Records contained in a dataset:

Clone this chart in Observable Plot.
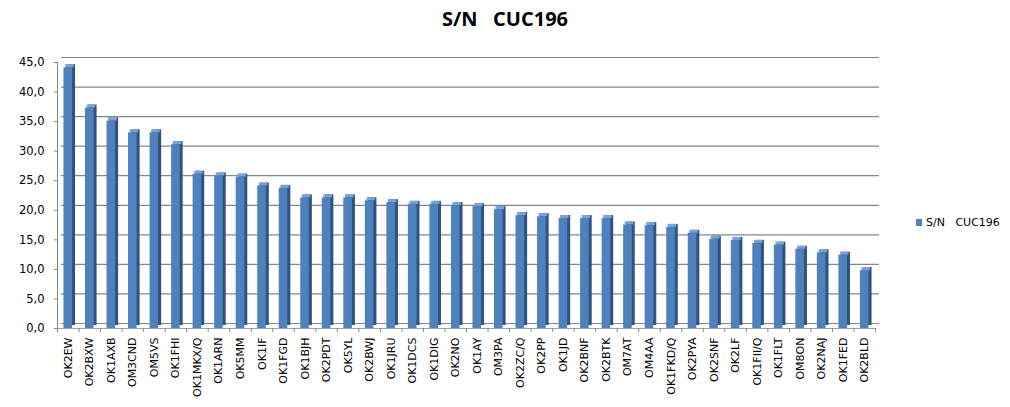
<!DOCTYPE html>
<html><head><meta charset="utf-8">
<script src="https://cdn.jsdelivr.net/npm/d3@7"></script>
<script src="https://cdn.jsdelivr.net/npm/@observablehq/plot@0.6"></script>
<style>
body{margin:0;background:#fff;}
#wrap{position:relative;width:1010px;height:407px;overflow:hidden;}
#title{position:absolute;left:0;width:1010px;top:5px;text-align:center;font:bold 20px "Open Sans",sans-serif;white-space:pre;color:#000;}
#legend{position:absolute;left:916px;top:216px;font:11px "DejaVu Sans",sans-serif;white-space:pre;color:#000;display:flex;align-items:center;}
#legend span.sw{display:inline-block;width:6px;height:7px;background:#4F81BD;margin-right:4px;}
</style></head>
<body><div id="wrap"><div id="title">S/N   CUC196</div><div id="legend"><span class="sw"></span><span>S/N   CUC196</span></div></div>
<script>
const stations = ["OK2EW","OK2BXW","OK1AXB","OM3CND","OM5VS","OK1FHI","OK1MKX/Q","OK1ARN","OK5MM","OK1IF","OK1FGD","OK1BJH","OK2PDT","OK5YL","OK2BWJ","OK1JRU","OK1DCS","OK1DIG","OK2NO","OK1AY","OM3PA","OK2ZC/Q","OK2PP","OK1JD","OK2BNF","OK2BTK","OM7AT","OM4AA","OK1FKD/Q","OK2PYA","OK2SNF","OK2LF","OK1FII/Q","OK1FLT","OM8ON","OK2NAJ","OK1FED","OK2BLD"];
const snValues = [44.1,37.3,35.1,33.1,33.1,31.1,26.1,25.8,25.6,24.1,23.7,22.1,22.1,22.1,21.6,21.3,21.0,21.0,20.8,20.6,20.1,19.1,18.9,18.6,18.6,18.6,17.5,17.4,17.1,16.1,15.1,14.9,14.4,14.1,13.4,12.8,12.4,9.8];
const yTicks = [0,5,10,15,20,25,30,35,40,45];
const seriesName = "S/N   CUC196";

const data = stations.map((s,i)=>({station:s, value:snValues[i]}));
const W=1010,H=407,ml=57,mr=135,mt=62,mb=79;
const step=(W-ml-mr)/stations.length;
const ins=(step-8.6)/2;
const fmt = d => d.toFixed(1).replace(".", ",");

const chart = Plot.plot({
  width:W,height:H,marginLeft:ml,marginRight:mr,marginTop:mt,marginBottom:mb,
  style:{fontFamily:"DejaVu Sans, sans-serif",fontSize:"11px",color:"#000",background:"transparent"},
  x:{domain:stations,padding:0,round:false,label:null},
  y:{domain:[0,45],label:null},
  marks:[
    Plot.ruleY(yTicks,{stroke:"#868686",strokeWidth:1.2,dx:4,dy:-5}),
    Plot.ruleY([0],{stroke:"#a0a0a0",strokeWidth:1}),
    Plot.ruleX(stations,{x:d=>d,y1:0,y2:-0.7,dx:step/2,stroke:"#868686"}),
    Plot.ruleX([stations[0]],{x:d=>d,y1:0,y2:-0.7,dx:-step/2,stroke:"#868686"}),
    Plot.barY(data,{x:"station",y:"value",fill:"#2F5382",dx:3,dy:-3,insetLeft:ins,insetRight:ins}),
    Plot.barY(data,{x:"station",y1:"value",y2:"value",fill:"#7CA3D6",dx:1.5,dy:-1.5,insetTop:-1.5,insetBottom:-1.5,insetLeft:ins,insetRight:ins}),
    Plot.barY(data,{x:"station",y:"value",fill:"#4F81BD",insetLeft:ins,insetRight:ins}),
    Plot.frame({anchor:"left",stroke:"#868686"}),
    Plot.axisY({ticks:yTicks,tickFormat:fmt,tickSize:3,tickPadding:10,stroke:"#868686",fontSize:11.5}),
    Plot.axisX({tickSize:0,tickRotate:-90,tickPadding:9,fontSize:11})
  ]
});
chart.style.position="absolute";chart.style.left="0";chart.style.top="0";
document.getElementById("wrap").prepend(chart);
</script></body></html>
...
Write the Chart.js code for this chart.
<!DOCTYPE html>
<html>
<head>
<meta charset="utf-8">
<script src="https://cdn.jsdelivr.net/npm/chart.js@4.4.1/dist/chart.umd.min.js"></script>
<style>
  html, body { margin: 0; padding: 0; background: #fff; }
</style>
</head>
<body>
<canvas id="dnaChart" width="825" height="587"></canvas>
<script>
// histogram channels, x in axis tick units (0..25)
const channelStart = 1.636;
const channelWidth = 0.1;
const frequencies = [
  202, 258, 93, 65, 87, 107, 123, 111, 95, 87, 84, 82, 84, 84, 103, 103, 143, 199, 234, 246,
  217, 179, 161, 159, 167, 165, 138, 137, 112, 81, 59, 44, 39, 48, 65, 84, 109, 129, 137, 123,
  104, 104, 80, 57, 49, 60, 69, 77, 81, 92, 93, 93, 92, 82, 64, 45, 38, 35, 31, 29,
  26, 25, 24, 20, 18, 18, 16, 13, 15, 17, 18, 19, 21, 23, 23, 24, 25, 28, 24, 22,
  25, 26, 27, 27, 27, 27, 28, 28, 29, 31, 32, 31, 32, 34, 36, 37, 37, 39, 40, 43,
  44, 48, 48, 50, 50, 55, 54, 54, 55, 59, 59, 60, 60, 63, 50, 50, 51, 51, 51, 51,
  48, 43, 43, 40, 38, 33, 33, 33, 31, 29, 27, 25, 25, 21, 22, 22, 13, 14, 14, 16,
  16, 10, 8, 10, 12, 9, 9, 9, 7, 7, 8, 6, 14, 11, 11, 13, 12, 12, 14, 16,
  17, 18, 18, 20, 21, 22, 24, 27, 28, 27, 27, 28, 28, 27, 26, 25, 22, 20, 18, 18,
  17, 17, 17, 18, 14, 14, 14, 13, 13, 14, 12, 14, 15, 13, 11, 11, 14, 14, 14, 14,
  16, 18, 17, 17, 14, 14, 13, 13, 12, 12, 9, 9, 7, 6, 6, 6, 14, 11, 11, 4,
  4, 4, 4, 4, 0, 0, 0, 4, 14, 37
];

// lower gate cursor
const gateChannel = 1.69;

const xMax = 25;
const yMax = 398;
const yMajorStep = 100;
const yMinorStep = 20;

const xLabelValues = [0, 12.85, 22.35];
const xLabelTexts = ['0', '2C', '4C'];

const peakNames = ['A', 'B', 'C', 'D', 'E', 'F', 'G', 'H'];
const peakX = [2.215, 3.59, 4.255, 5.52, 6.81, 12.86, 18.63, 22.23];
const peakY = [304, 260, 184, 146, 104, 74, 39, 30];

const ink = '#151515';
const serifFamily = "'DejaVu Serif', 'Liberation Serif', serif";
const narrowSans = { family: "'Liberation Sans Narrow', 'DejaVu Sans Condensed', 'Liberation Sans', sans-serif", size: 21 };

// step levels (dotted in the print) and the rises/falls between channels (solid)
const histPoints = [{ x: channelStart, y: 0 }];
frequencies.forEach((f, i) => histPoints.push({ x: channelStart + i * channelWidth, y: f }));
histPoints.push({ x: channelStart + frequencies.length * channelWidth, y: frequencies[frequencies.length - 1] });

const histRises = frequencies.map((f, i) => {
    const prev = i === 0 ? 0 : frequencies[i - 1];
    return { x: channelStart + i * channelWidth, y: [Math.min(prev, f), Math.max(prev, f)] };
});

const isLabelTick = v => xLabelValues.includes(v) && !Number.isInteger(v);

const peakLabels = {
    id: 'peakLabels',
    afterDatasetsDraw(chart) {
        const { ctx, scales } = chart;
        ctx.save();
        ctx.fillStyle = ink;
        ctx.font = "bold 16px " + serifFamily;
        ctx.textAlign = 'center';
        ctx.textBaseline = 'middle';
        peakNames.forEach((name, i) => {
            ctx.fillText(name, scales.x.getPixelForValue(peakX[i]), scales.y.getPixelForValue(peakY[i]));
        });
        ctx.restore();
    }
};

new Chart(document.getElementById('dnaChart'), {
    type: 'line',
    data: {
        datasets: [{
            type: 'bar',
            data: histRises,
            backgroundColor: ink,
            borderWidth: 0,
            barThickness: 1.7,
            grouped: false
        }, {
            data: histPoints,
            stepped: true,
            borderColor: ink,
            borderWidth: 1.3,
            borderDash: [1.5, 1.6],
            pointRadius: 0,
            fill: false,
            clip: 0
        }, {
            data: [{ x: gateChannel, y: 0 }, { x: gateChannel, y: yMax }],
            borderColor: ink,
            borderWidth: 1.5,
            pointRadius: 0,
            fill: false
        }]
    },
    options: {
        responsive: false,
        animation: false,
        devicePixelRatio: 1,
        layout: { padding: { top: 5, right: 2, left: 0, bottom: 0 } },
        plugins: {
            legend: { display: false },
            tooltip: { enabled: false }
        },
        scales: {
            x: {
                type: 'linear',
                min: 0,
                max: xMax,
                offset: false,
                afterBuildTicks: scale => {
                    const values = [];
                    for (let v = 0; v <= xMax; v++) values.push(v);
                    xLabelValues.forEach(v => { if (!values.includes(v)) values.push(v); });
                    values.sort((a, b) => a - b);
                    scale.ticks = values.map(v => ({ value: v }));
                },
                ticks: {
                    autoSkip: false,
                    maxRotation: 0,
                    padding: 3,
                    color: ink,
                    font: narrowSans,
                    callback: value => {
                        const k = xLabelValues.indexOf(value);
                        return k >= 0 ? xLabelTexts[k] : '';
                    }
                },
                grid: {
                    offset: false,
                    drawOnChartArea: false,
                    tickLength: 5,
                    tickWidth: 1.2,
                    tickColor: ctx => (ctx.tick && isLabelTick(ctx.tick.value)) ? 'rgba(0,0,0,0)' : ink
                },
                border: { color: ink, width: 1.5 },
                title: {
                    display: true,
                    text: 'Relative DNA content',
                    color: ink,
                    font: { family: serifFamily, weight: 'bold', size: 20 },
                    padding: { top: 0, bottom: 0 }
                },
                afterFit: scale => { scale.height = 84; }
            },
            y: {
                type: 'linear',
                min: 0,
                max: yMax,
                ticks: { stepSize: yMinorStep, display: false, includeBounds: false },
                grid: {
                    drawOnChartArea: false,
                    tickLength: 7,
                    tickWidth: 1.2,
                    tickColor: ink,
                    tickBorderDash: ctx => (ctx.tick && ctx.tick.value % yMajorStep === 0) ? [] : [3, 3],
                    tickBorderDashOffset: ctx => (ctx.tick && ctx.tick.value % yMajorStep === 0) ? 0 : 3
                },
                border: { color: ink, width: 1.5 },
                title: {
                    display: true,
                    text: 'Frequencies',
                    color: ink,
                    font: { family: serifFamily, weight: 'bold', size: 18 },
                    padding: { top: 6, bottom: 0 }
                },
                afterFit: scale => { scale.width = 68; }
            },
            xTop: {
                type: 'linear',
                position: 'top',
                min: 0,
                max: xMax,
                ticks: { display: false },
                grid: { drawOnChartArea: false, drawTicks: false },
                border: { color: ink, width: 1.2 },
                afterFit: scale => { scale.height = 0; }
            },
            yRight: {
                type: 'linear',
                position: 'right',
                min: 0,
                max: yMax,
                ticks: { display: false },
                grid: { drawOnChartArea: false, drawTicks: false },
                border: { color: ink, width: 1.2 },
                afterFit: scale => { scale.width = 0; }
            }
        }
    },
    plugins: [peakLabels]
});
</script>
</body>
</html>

TO BE DONE
Repeat exactly the part that opens with the line containing "Clone this chart in Observable Plot." and closes with the line containing "const fmt = d". Include both end lines, and drop the pictures.

FULL ANSWER
Clone this chart in Observable Plot.
<!DOCTYPE html>
<html><head><meta charset="utf-8">
<script src="https://cdn.jsdelivr.net/npm/d3@7"></script>
<script src="https://cdn.jsdelivr.net/npm/@observablehq/plot@0.6"></script>
<style>
body{margin:0;background:#fff;}
#wrap{position:relative;width:1010px;height:407px;overflow:hidden;}
#title{position:absolute;left:0;width:1010px;top:5px;text-align:center;font:bold 20px "Open Sans",sans-serif;white-space:pre;color:#000;}
#legend{position:absolute;left:916px;top:216px;font:11px "DejaVu Sans",sans-serif;white-space:pre;color:#000;display:flex;align-items:center;}
#legend span.sw{display:inline-block;width:6px;height:7px;background:#4F81BD;margin-right:4px;}
</style></head>
<body><div id="wrap"><div id="title">S/N   CUC196</div><div id="legend"><span class="sw"></span><span>S/N   CUC196</span></div></div>
<script>
const stations = ["OK2EW","OK2BXW","OK1AXB","OM3CND","OM5VS","OK1FHI","OK1MKX/Q","OK1ARN","OK5MM","OK1IF","OK1FGD","OK1BJH","OK2PDT","OK5YL","OK2BWJ","OK1JRU","OK1DCS","OK1DIG","OK2NO","OK1AY","OM3PA","OK2ZC/Q","OK2PP","OK1JD","OK2BNF","OK2BTK","OM7AT","OM4AA","OK1FKD/Q","OK2PYA","OK2SNF","OK2LF","OK1FII/Q","OK1FLT","OM8ON","OK2NAJ","OK1FED","OK2BLD"];
const snValues = [44.1,37.3,35.1,33.1,33.1,31.1,26.1,25.8,25.6,24.1,23.7,22.1,22.1,22.1,21.6,21.3,21.0,21.0,20.8,20.6,20.1,19.1,18.9,18.6,18.6,18.6,17.5,17.4,17.1,16.1,15.1,14.9,14.4,14.1,13.4,12.8,12.4,9.8];
const yTicks = [0,5,10,15,20,25,30,35,40,45];
const seriesName = "S/N   CUC196";

const data = stations.map((s,i)=>({station:s, value:snValues[i]}));
const W=1010,H=407,ml=57,mr=135,mt=62,mb=79;
const step=(W-ml-mr)/stations.length;
const ins=(step-8.6)/2;
const fmt = d => d.toFixed(1).replace(".", ",");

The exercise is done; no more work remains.